雑談 法律で学校のいじめ問題を解決できるのか

学校でのいじめ問題を解決するため、いじめ防止対策推進法なるものがある。法律の改正も検討しているようだが、果たして、法律でどれだけの効果があるだろうか。私は疑問を持っている。

まず始めに、いじめというものは必ず存在するという観点に立たねばならない。いじめは存在するべきではないが、存在するのが現実だ。いじめそのものを無くすことは不可能だろう。洋の東西を問わず、いつの時代であろうと、集団が存在する限り、いじめは存在するものだ。
ところが、現在の学校の対応を見ていると、いじめは存在してはならない、だから学校内にいじめは存在しない、という立場から見ているように思える。いじめは存在しないのだから、気付かなければいいという考えだ。
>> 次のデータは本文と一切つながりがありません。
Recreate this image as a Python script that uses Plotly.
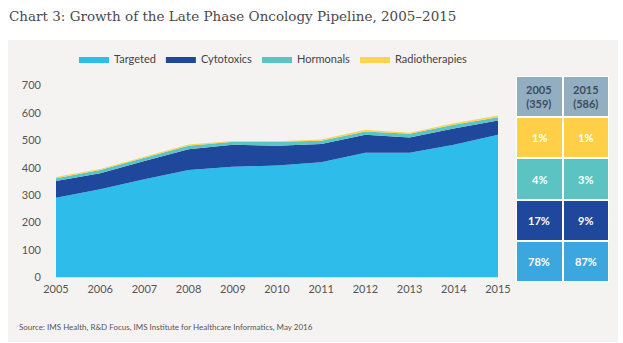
import plotly.graph_objects as go

W, H = 623, 343

years = [2005, 2006, 2007, 2008, 2009, 2010, 2011, 2012, 2013, 2014, 2015]
targeted = [291, 322, 358, 392, 404, 408, 420, 455, 455, 484, 520]
cytotoxics = [61, 58, 67, 76, 80, 72, 67, 65, 55, 59, 52]
hormonals = [10, 12, 12, 12, 11, 15, 12, 12, 14, 14, 12]
radiotherapies = [4, 4, 3, 5, 3, 2, 4, 7, 4, 5, 7]

series_names = ["Targeted", "Cytotoxics", "Hormonals", "Radiotherapies"]
series_colors = ["#2ebdeb", "#1f489d", "#5bc5c3", "#fdd34f"]

# summary table (rows from bottom to top)
table_cols = ["Y2005", "Y2015"]
table_header = ["2005<br>(359)", "2015<br>(586)"]
table_rows = ["Targeted", "Cytotoxics", "Hormonals", "Radiotherapies", "Total"]
share_2005 = ["78%", "17%", "4%", "1%"]
share_2015 = ["87%", "9%", "3%", "1%"]
row_colors = ["#3ca7de", "#1f489d", "#5bc4c2", "#fecf47", "#94aec1"]

def px(x):
    return x / W

def py(y):
    return 1 - y / H

fig = go.Figure()
for name, vals, col in zip(series_names, [targeted, cytotoxics, hormonals, radiotherapies], series_colors):
    fig.add_trace(go.Scatter(
        x=years, y=vals, name=name, stackgroup="one",
        mode="lines", line=dict(width=0, color=col), fillcolor=col,
        hoverinfo="x+y+name",
    ))

z = [[i, i] for i in range(len(table_rows))]
n = len(row_colors) - 1
colorscale = [[i / n, c] for i, c in enumerate(row_colors)]
fig.add_trace(go.Heatmap(
    x=table_cols, y=table_rows, z=z, zmin=0, zmax=n, colorscale=colorscale,
    showscale=False, xgap=2, ygap=2, xaxis="x2", yaxis="y2", hoverinfo="skip",
    showlegend=False,
))

annotations = [
    dict(text="Chart 3: Growth of the Late Phase Oncology Pipeline, 2005–2015",
         xref="paper", yref="paper", x=px(7), y=py(16), xanchor="left", yanchor="middle",
         showarrow=False, font=dict(family="DejaVu Serif", size=13.5, color="#4a4a4a")),
    dict(text="Source: IMS Health, R&D Focus, IMS Institute for Healthcare Informatics, May 2016",
         xref="paper", yref="paper", x=px(17), y=py(327), xanchor="left", yanchor="middle",
         showarrow=False, font=dict(family="Lato", size=8, color="#555")),
]
for col, head, shares in zip(table_cols, table_header, [share_2005, share_2015]):
    annotations.append(dict(text=f"<b>{head}</b>", x=col, y="Total", xref="x2", yref="y2",
                            showarrow=False, font=dict(family="Lato", size=11, color="#3b4d5e")))
    for row, s in zip(table_rows[:4], shares):
        annotations.append(dict(text=f"<b>{s}</b>", x=col, y=row, xref="x2", yref="y2",
                                showarrow=False, font=dict(family="Lato", size=11, color="white")))

fig.update_layout(
    width=W, height=H,
    margin=dict(l=0, r=0, t=0, b=0, autoexpand=False),
    paper_bgcolor="white",
    plot_bgcolor="rgba(0,0,0,0)",
    font=dict(family="Lato", size=11, color="#555"),
    showlegend=True,
    legend=dict(orientation="h", x=px(74), y=py(59), xanchor="left", yanchor="middle",
                font=dict(family="Lato", size=11, color="#444"), bgcolor="rgba(0,0,0,0)",
                traceorder="normal"),
    xaxis=dict(domain=[px(56), px(498)], range=[2005, 2015], tickvals=years,
               showgrid=False, zeroline=False, showline=False, ticks="", automargin=False,
               ticklabelstandoff=3, tickfont=dict(size=11, color="#555")),
    yaxis=dict(domain=[py(277.5), py(85.5)], range=[0, 700], dtick=100,
               showgrid=False, zeroline=False, showline=False, automargin=False,
               ticklabelstandoff=14, tickfont=dict(size=11, color="#555")),
    xaxis2=dict(domain=[px(516), px(609)], anchor="y2", type="category", showticklabels=False,
                showgrid=False, zeroline=False, showline=False, ticks="", automargin=False,
                fixedrange=True),
    yaxis2=dict(domain=[py(282), py(76)], anchor="x2", type="category", showticklabels=False,
                showgrid=False, zeroline=False, showline=False, ticks="", automargin=False,
                fixedrange=True),
    shapes=[
        dict(type="rect", xref="paper", yref="paper", x0=px(8), x1=px(618), y0=py(342), y1=py(40),
             fillcolor="#f4f3f2", line=dict(width=0), layer="below"),
        dict(type="rect", xref="x2 domain", yref="y2 domain", x0=0, x1=1, y0=0, y1=1,
             fillcolor="white", line=dict(width=0), layer="below"),
    ],
    annotations=annotations,
)

fig.write_html("out.html")
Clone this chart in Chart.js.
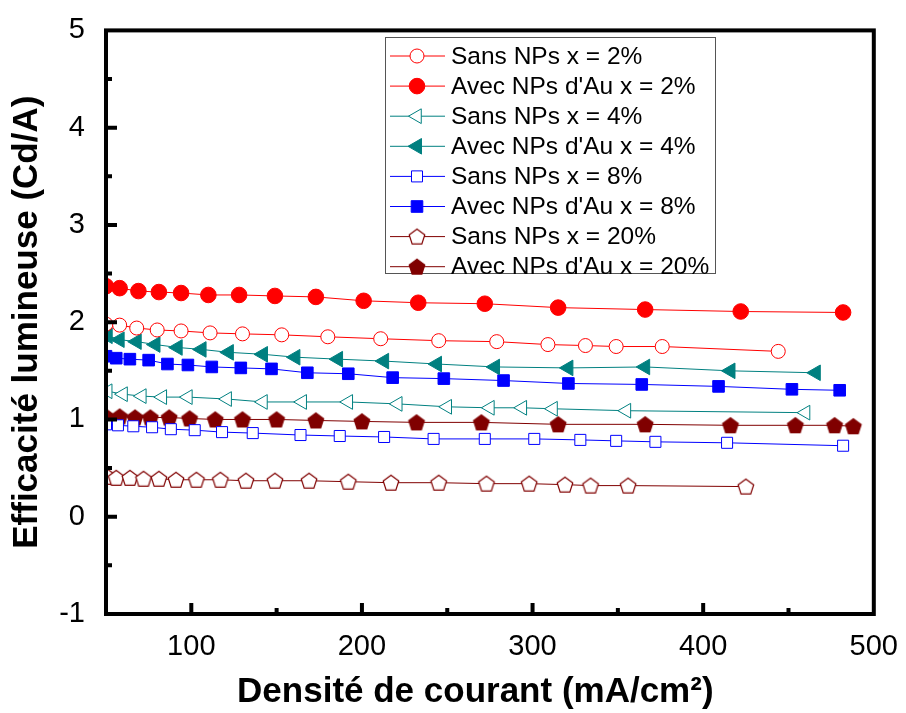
<!DOCTYPE html>
<html>
<head>
<meta charset="utf-8">
<script src="https://cdn.jsdelivr.net/npm/chart.js@4.4.1/dist/chart.umd.min.js"></script>
<style>
  html, body { margin: 0; padding: 0; background: #fff; }
</style>
</head>
<body>
<canvas id="chartCanvas" width="906" height="713"></canvas>
<script>
// series labels
const seriesNames = [
    'Sans NPs x = 2%', "Avec NPs d'Au x = 2%",
    'Sans NPs x = 4%', "Avec NPs d'Au x = 4%",
    'Sans NPs x = 8%', "Avec NPs d'Au x = 8%",
    'Sans NPs x = 20%', "Avec NPs d'Au x = 20%"
]

// current density (mA/cm2) and efficiency (Cd/A)
const sans2X = [50, 58, 68, 80, 94, 111, 130, 153, 180, 211, 245, 279, 309, 331, 349, 376, 444]
const sans2Y = [1.98, 1.97, 1.94, 1.92, 1.91, 1.89, 1.88, 1.87, 1.85, 1.83, 1.81, 1.80, 1.77, 1.76, 1.75, 1.75, 1.70]
const avec2X = [50, 58, 69, 81, 94, 110, 128, 149, 173, 201, 233, 272, 315, 366, 422, 482]
const avec2Y = [2.37, 2.35, 2.32, 2.31, 2.30, 2.28, 2.28, 2.27, 2.26, 2.22, 2.20, 2.19, 2.15, 2.13, 2.11, 2.10]

const sans4X = [51, 60, 71, 83, 98, 121, 142, 165, 192, 221, 250, 275, 294, 312, 355, 460]
const sans4Y = [1.29, 1.26, 1.24, 1.23, 1.23, 1.21, 1.18, 1.18, 1.18, 1.16, 1.13, 1.12, 1.12, 1.11, 1.09, 1.07]
const avec4X = [51, 58, 68, 79, 92, 106, 122, 142, 161, 186, 213, 244, 278, 321, 366, 416, 466]
const avec4Y = [1.86, 1.82, 1.80, 1.77, 1.74, 1.72, 1.69, 1.67, 1.64, 1.62, 1.60, 1.57, 1.54, 1.53, 1.54, 1.50, 1.48]

const sans8X = [50, 57, 66, 77, 88, 102, 118, 136, 164, 187, 213, 242, 272, 301, 328, 349, 372, 414, 482]
const sans8Y = [0.95, 0.94, 0.93, 0.92, 0.90, 0.89, 0.87, 0.86, 0.84, 0.83, 0.82, 0.80, 0.80, 0.80, 0.79, 0.78, 0.77, 0.76, 0.73]
const avec8X = [50, 56, 64, 75, 86, 98, 112, 129, 147, 168, 192, 218, 248, 283, 321, 364, 409, 452, 480]
const avec8Y = [1.65, 1.63, 1.62, 1.61, 1.57, 1.56, 1.54, 1.53, 1.52, 1.48, 1.47, 1.43, 1.42, 1.40, 1.37, 1.36, 1.34, 1.31, 1.30]

const sans20X = [51, 56, 64, 72, 81, 91, 103, 117, 132, 149, 169, 192, 217, 245, 273, 298, 319, 334, 356, 425]
const sans20Y = [0.41, 0.40, 0.40, 0.39, 0.39, 0.38, 0.38, 0.38, 0.37, 0.37, 0.37, 0.36, 0.35, 0.35, 0.34, 0.34, 0.33, 0.32, 0.32, 0.31]
const avec20X = [50, 58, 67, 76, 87, 99, 114, 130, 150, 173, 200, 232, 270, 315, 366, 416, 454, 477, 488]
const avec20Y = [1.03, 1.03, 1.02, 1.02, 1.02, 1.01, 1.00, 1.00, 1.00, 0.99, 0.98, 0.97, 0.97, 0.95, 0.95, 0.94, 0.94, 0.94, 0.93]

// tick labels
const xTicks = [100, 200, 300, 400, 500]
const xMinorTicks = [150, 250, 350, 450]
const yTicks = [-1, 0, 1, 2, 3, 4, 5]
const yMinorTicks = [-0.5, 0.5, 1.5, 2.5, 3.5, 4.5]

const FONT = "'Liberation Sans', Arial, sans-serif"

function pentagon(filled, color) {
    var c = document.createElement('canvas')
    c.width = 20
    c.height = 20
    var g = c.getContext('2d')
    var r = 8.2
    g.beginPath()
    for (var i = 0; i < 5; i++) {
        var a = -Math.PI / 2 + i * 2 * Math.PI / 5
        var px = 10 + r * Math.cos(a)
        var py = 10.8 + r * Math.sin(a)
        if (i === 0) g.moveTo(px, py); else g.lineTo(px, py)
    }
    g.closePath()
    g.fillStyle = filled ? color : '#ffffff'
    g.fill()
    g.lineWidth = 1.2
    g.strokeStyle = color
    g.stroke()
    return c
}

function points(xs, ys) {
    return xs.map((x, i) => ({ x: x, y: ys[i] }))
}

function series(label, xs, ys, color, filled, style, radius, rotation) {
    return {
        label: label,
        data: points(xs, ys),
        borderColor: color,
        borderWidth: 1,
        pointStyle: style,
        pointRadius: radius,
        pointRotation: rotation || 0,
        pointBackgroundColor: filled ? color : '#ffffff',
        pointBorderColor: color,
        pointBorderWidth: 1,
        tension: 0,
        clip: 0
    }
}

const red = '#ff0000', teal = '#008080', blue = '#0000ff', maroon = '#800000'

const datasets = [
    series(seriesNames[0], sans2X, sans2Y, red, false, 'circle', 7),
    series(seriesNames[1], avec2X, avec2Y, red, true, 'circle', 7.8),
    series(seriesNames[2], sans4X, sans4Y, teal, false, 'triangle', 8.5, -90),
    series(seriesNames[3], avec4X, avec4Y, teal, true, 'triangle', 9, -90),
    series(seriesNames[4], sans8X, sans8Y, blue, false, 'rect', 7.8),
    series(seriesNames[5], avec8X, avec8Y, blue, true, 'rect', 8.2),
    series(seriesNames[6], sans20X, sans20Y, maroon, false, pentagon(false, maroon), 8),
    series(seriesNames[7], avec20X, avec20Y, maroon, true, pentagon(true, maroon), 8)
]

// frame, inward ticks and the boxed legend
const framePlugin = {
    id: 'frame',
    afterDraw(chart) {
        const ctx = chart.ctx
        const a = chart.chartArea
        const xs = chart.scales.x, ys = chart.scales.y
        ctx.save()
        ctx.strokeStyle = '#000'
        ctx.lineWidth = 4
        ctx.lineCap = 'butt'
        ctx.strokeRect(a.left, a.top, a.right - a.left, a.bottom - a.top)

        ctx.beginPath()
        xTicks.forEach(v => {
            const p = xs.getPixelForValue(v)
            if (p < a.right - 2) { ctx.moveTo(p, a.bottom); ctx.lineTo(p, a.bottom - 11) }
        })
        xMinorTicks.forEach(v => {
            const p = xs.getPixelForValue(v)
            ctx.moveTo(p, a.bottom); ctx.lineTo(p, a.bottom - 6)
        })
        yTicks.forEach(v => {
            const p = ys.getPixelForValue(v)
            if (p > a.top + 2 && p < a.bottom - 2) { ctx.moveTo(a.left, p); ctx.lineTo(a.left + 11, p) }
        })
        yMinorTicks.forEach(v => {
            const p = ys.getPixelForValue(v)
            ctx.moveTo(a.left, p); ctx.lineTo(a.left + 6, p)
        })
        ctx.stroke()

        // legend
        const bx = 385.5, by = 37.5, bw = 330, bh = 236
        ctx.fillStyle = '#fff'
        ctx.fillRect(bx, by, bw, bh)
        ctx.lineWidth = 1
        ctx.strokeStyle = '#555'
        ctx.strokeRect(bx, by, bw, bh)
        ctx.font = '24.5px ' + FONT
        ctx.textBaseline = 'middle'
        ctx.textAlign = 'left'
        chart.data.datasets.forEach((ds, i) => {
            const yy = 56 + i * 30.1
            ctx.strokeStyle = ds.borderColor
            ctx.lineWidth = 1
            ctx.beginPath()
            ctx.moveTo(390, yy)
            ctx.lineTo(445, yy)
            ctx.stroke()
            ctx.fillStyle = ds.pointBackgroundColor
            ctx.strokeStyle = ds.pointBorderColor
            ctx.lineWidth = 1
            Chart.helpers.drawPoint(ctx, {
                pointStyle: ds.pointStyle,
                rotation: ds.pointRotation,
                radius: ds.pointRadius,
                borderWidth: 1
            }, 417, yy)
            ctx.fillStyle = '#000'
            ctx.fillText(ds.label, 451, yy + 1)
        })
        ctx.restore()
    }
}

const ctx = document.getElementById('chartCanvas')
const chart = new Chart(ctx, {
    type: 'line',
    data: { datasets: datasets },
    options: {
        responsive: false,
        animation: false,
        events: [],
        layout: { padding: { top: 28, right: 28, left: 0, bottom: 0 } },
        plugins: {
            legend: { display: false },
            tooltip: { enabled: false }
        },
        scales: {
            x: {
                type: 'linear',
                min: 50,
                max: 500,
                grid: { display: false },
                border: { display: false },
                afterBuildTicks: s => { s.ticks = xTicks.map(v => ({ value: v })) },
                afterFit: s => { s.height = 99 },
                ticks: {
                    padding: 8,
                    color: '#000',
                    font: { family: FONT, size: 29 }
                },
                title: {
                    display: true,
                    // trailing no-break spaces nudge the centred title a little left, as in the original
                    text: 'Densité de courant (mA/cm²)\u00a0\u00a0\u00a0',
                    color: '#000',
                    padding: { top: 0, bottom: 0 },
                    font: { family: FONT, size: 35, weight: 'bold' }
                }
            },
            y: {
                min: -1,
                max: 5,
                grid: { display: false },
                border: { display: false },
                afterBuildTicks: s => { s.ticks = yTicks.map(v => ({ value: v })) },
                afterFit: s => { s.width = 106 },
                ticks: {
                    padding: 13,
                    color: '#000',
                    font: { family: FONT, size: 29 }
                },
                title: {
                    display: true,
                    text: 'Efficacité lumineuse (Cd/A)',
                    color: '#000',
                    padding: { top: 6, bottom: 0 },
                    font: { family: FONT, size: 35, weight: 'bold' }
                }
            }
        }
    },
    plugins: [framePlugin]
})
</script>
</body>
</html>
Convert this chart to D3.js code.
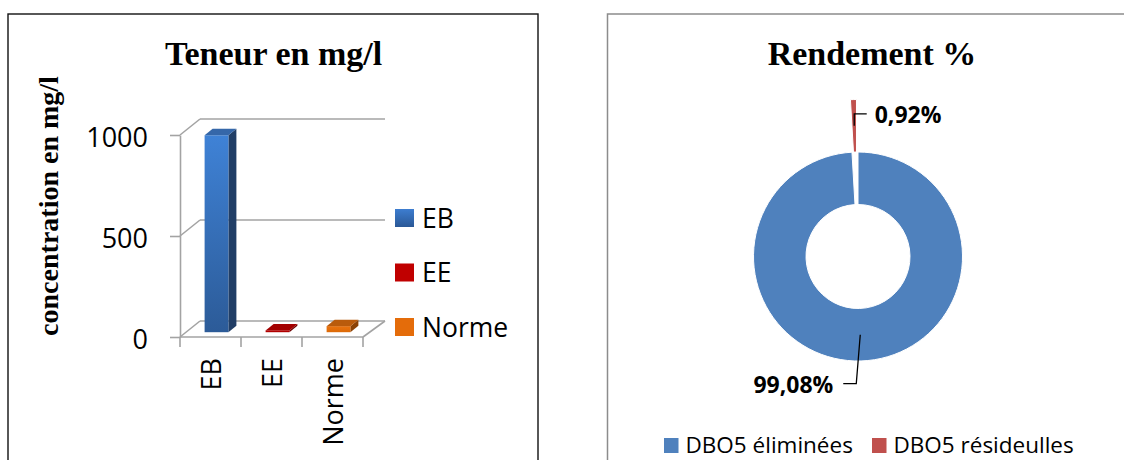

学校の教員側がそのように考える気持ちも理解できる部分はある。
いじめに気付いてしまうと、対処をしなければならないが、対処が非常に難しく、おそらく解決出来ないことも多いだろう。いじめ問題を解決する特効薬も無く、確立された手法も無く、ケースバイケースとなる。しかも、教員は専門家でもなく、それほどノウハウを持っているわけでもない。特に、今まではいじめ問題を隠蔽するなどしてきたので、ノウハウの共有も出来ていない。
いじめ問題に対処しようとしても、解決できなければ責任を取らされる。ところが、気付かなかったのであれば責任はそれほど問われない。であれば、気付かなかったことにした方が自分の立場を守ることになる。このような状況では、いじめの兆候があったとしても、表沙汰になっていなければ気付かないふりをした方がいい。

どのようにすればいいのか。難しい問題ではある。
教員側の意識を変えるために、いじめに対処できなかったことで責任を負わせるのではなく、いじめ問題に気付いたことをプラス評価していくようにすれば改善するのかもしれない。もちろん、対処をその教員に押し付けるのでは何も変わらない。学校全体あるいはその自治体の責任として考え、積極的に専門家を介入させていくべきだろう。
仕組みを変えるだけではダメで、子供の側の意識も変えていかねばならない。現時点では、いじめを受けている当事者である子供の側から、いじめを受けていることを相談することは簡単ではないと思われる。被害者が声を上げたところで、解決できなければいじめが深刻化する、という不安を持ったままでは相談など出来るはずもない。しかし、いじめを解決できるという成功例が出来れば、子供の側からの信頼も生まれてくるだろう。

いじめは無くならないことを前提に、対処のほうに力を入れるべきだと考える。